[Data extracted from a collection]

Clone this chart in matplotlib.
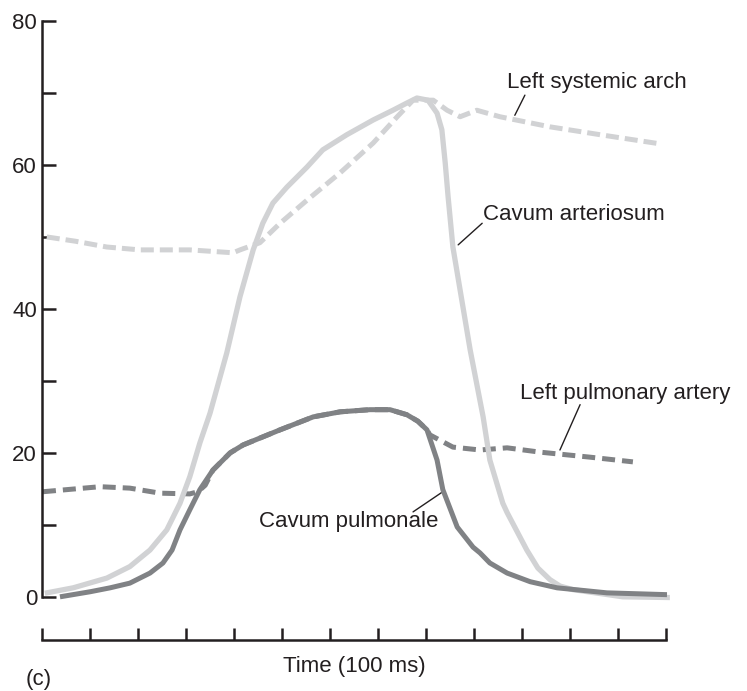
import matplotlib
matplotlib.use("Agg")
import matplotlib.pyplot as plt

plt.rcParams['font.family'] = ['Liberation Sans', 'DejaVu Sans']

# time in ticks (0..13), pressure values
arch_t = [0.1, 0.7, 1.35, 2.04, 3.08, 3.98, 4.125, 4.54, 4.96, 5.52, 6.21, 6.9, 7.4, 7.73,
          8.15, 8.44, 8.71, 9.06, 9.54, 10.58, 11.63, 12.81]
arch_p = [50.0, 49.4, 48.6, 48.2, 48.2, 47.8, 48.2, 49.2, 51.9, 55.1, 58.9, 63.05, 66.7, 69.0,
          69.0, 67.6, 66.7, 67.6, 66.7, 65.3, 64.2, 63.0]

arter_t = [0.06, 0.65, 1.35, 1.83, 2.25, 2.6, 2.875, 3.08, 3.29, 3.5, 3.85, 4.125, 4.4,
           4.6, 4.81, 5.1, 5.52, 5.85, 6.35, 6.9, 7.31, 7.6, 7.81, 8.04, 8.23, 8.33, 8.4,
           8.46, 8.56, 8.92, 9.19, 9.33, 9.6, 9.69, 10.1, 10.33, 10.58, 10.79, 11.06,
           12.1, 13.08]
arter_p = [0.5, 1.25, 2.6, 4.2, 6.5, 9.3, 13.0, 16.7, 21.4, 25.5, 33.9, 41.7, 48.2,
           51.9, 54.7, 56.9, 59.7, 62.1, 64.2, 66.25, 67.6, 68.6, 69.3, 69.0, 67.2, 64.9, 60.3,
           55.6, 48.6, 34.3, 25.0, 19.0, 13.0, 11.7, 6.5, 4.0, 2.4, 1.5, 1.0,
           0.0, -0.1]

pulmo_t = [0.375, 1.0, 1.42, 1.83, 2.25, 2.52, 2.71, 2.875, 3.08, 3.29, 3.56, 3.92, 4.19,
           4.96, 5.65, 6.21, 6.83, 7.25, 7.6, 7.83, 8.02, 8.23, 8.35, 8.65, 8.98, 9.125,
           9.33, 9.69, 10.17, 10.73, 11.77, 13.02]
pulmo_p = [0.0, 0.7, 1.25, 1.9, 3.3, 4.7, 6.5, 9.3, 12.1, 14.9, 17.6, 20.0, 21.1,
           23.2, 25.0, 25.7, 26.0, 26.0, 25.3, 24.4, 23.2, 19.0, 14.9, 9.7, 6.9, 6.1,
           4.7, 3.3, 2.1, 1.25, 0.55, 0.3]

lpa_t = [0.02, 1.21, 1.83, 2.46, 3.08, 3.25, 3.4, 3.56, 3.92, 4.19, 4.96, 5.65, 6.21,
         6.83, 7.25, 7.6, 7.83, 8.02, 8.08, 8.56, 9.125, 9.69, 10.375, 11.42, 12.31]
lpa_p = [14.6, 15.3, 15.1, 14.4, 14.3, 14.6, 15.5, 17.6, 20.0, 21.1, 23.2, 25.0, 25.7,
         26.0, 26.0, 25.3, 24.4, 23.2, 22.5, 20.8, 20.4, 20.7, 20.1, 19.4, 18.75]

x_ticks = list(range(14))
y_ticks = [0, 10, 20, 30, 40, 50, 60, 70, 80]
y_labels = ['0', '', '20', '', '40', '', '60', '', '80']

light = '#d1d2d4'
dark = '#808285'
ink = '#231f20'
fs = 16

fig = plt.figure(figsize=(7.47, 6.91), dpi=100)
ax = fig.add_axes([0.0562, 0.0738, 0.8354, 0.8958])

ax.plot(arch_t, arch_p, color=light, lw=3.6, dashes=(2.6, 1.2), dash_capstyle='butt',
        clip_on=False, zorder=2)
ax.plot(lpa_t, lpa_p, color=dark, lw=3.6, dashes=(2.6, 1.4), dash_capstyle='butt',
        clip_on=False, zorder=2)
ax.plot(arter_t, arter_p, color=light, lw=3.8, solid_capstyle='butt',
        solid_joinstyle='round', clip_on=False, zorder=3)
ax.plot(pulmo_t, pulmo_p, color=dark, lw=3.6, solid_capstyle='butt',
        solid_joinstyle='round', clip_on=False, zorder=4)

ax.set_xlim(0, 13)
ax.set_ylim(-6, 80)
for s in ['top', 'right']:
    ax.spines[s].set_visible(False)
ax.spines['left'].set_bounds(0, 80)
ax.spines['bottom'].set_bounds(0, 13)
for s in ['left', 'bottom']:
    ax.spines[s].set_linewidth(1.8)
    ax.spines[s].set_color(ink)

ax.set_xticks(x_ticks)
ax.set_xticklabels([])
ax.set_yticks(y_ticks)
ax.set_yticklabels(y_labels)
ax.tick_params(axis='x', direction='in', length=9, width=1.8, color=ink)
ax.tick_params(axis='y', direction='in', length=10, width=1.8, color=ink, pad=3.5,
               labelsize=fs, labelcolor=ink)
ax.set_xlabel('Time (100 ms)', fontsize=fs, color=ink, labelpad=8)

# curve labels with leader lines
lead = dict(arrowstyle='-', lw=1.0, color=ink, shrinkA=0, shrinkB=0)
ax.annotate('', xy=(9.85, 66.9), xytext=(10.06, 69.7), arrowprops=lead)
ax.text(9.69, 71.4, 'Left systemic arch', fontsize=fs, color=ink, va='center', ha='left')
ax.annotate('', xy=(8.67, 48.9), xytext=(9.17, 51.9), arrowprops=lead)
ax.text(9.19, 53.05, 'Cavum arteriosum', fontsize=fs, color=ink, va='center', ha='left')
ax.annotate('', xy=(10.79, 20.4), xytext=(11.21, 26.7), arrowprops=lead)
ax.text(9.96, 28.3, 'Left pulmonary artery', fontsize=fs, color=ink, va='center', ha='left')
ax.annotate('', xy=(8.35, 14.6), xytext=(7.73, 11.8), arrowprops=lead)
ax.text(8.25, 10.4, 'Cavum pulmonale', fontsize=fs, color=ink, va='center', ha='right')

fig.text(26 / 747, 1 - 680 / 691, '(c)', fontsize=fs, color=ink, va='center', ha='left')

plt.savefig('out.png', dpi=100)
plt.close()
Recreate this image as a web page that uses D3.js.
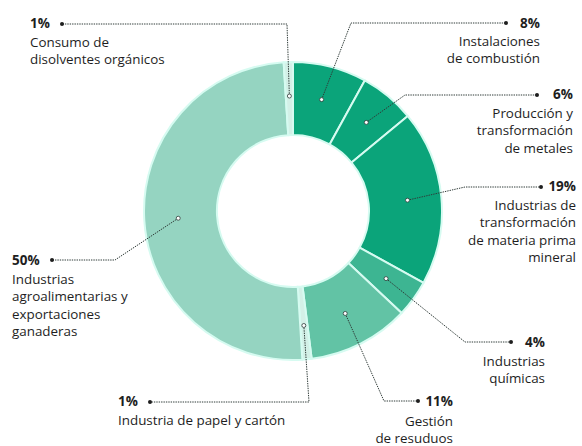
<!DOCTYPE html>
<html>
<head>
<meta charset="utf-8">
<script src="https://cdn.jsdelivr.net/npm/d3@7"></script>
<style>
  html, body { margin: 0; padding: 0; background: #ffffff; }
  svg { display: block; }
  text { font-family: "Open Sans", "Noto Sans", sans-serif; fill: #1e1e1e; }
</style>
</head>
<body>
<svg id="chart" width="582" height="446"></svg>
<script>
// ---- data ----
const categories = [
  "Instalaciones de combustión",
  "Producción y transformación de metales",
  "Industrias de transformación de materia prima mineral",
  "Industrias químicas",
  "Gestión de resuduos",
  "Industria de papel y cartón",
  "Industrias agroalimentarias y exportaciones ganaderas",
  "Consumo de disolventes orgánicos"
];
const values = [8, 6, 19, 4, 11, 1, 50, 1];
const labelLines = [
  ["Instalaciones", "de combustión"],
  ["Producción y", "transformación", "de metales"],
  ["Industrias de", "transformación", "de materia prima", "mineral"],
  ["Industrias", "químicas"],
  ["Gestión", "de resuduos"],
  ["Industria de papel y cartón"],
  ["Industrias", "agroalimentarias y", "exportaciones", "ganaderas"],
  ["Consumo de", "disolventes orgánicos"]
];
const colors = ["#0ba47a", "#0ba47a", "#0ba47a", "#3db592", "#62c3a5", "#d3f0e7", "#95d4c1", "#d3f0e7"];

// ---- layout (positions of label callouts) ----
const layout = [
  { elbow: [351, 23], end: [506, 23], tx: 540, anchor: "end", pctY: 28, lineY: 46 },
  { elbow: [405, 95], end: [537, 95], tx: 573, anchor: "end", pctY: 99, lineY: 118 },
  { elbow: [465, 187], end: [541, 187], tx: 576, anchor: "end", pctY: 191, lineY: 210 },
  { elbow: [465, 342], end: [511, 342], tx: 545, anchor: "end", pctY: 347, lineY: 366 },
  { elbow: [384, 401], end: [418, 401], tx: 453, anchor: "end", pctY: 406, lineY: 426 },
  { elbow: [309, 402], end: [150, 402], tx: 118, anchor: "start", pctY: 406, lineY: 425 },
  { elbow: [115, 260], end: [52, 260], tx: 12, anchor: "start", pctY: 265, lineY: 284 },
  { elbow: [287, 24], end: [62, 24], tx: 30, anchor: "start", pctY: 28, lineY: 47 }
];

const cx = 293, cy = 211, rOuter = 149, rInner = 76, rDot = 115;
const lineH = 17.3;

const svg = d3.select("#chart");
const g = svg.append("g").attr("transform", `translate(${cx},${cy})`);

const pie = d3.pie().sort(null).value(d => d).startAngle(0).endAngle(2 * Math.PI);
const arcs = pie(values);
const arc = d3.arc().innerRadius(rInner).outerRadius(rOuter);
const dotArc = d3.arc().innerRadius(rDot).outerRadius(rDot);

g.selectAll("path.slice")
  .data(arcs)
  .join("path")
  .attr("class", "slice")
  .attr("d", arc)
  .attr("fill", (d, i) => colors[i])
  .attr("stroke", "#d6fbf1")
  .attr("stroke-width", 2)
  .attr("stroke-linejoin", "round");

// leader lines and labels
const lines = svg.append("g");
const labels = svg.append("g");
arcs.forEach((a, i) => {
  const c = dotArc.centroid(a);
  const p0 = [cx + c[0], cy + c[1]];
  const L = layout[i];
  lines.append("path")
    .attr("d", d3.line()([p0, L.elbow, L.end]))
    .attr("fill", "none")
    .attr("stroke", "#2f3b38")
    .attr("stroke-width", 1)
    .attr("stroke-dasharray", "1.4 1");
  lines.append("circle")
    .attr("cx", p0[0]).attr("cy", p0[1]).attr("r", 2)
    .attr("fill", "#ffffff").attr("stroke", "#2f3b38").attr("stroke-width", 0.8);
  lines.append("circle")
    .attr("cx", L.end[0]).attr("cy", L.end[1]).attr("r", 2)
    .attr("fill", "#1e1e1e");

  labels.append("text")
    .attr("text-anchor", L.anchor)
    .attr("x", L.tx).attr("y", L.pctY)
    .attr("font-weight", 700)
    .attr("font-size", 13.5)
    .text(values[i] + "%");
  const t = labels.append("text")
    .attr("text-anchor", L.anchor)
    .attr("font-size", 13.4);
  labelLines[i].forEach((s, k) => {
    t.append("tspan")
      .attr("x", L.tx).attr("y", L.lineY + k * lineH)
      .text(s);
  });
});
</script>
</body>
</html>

▸ Goal:
Every line from the start of the listing above through the line with "20.1, 19.4, 18.75]" should be repeated exactly; skip the pictures and add nothing else.

▸ Answer to the exercise:
Clone this chart in matplotlib.
import matplotlib
matplotlib.use("Agg")
import matplotlib.pyplot as plt

plt.rcParams['font.family'] = ['Liberation Sans', 'DejaVu Sans']

# time in ticks (0..13), pressure values
arch_t = [0.1, 0.7, 1.35, 2.04, 3.08, 3.98, 4.125, 4.54, 4.96, 5.52, 6.21, 6.9, 7.4, 7.73,
          8.15, 8.44, 8.71, 9.06, 9.54, 10.58, 11.63, 12.81]
arch_p = [50.0, 49.4, 48.6, 48.2, 48.2, 47.8, 48.2, 49.2, 51.9, 55.1, 58.9, 63.05, 66.7, 69.0,
          69.0, 67.6, 66.7, 67.6, 66.7, 65.3, 64.2, 63.0]

arter_t = [0.06, 0.65, 1.35, 1.83, 2.25, 2.6, 2.875, 3.08, 3.29, 3.5, 3.85, 4.125, 4.4,
           4.6, 4.81, 5.1, 5.52, 5.85, 6.35, 6.9, 7.31, 7.6, 7.81, 8.04, 8.23, 8.33, 8.4,
           8.46, 8.56, 8.92, 9.19, 9.33, 9.6, 9.69, 10.1, 10.33, 10.58, 10.79, 11.06,
           12.1, 13.08]
arter_p = [0.5, 1.25, 2.6, 4.2, 6.5, 9.3, 13.0, 16.7, 21.4, 25.5, 33.9, 41.7, 48.2,
           51.9, 54.7, 56.9, 59.7, 62.1, 64.2, 66.25, 67.6, 68.6, 69.3, 69.0, 67.2, 64.9, 60.3,
           55.6, 48.6, 34.3, 25.0, 19.0, 13.0, 11.7, 6.5, 4.0, 2.4, 1.5, 1.0,
           0.0, -0.1]

pulmo_t = [0.375, 1.0, 1.42, 1.83, 2.25, 2.52, 2.71, 2.875, 3.08, 3.29, 3.56, 3.92, 4.19,
           4.96, 5.65, 6.21, 6.83, 7.25, 7.6, 7.83, 8.02, 8.23, 8.35, 8.65, 8.98, 9.125,
           9.33, 9.69, 10.17, 10.73, 11.77, 13.02]
pulmo_p = [0.0, 0.7, 1.25, 1.9, 3.3, 4.7, 6.5, 9.3, 12.1, 14.9, 17.6, 20.0, 21.1,
           23.2, 25.0, 25.7, 26.0, 26.0, 25.3, 24.4, 23.2, 19.0, 14.9, 9.7, 6.9, 6.1,
           4.7, 3.3, 2.1, 1.25, 0.55, 0.3]

lpa_t = [0.02, 1.21, 1.83, 2.46, 3.08, 3.25, 3.4, 3.56, 3.92, 4.19, 4.96, 5.65, 6.21,
         6.83, 7.25, 7.6, 7.83, 8.02, 8.08, 8.56, 9.125, 9.69, 10.375, 11.42, 12.31]
lpa_p = [14.6, 15.3, 15.1, 14.4, 14.3, 14.6, 15.5, 17.6, 20.0, 21.1, 23.2, 25.0, 25.7,
         26.0, 26.0, 25.3, 24.4, 23.2, 22.5, 20.8, 20.4, 20.7, 20.1, 19.4, 18.75]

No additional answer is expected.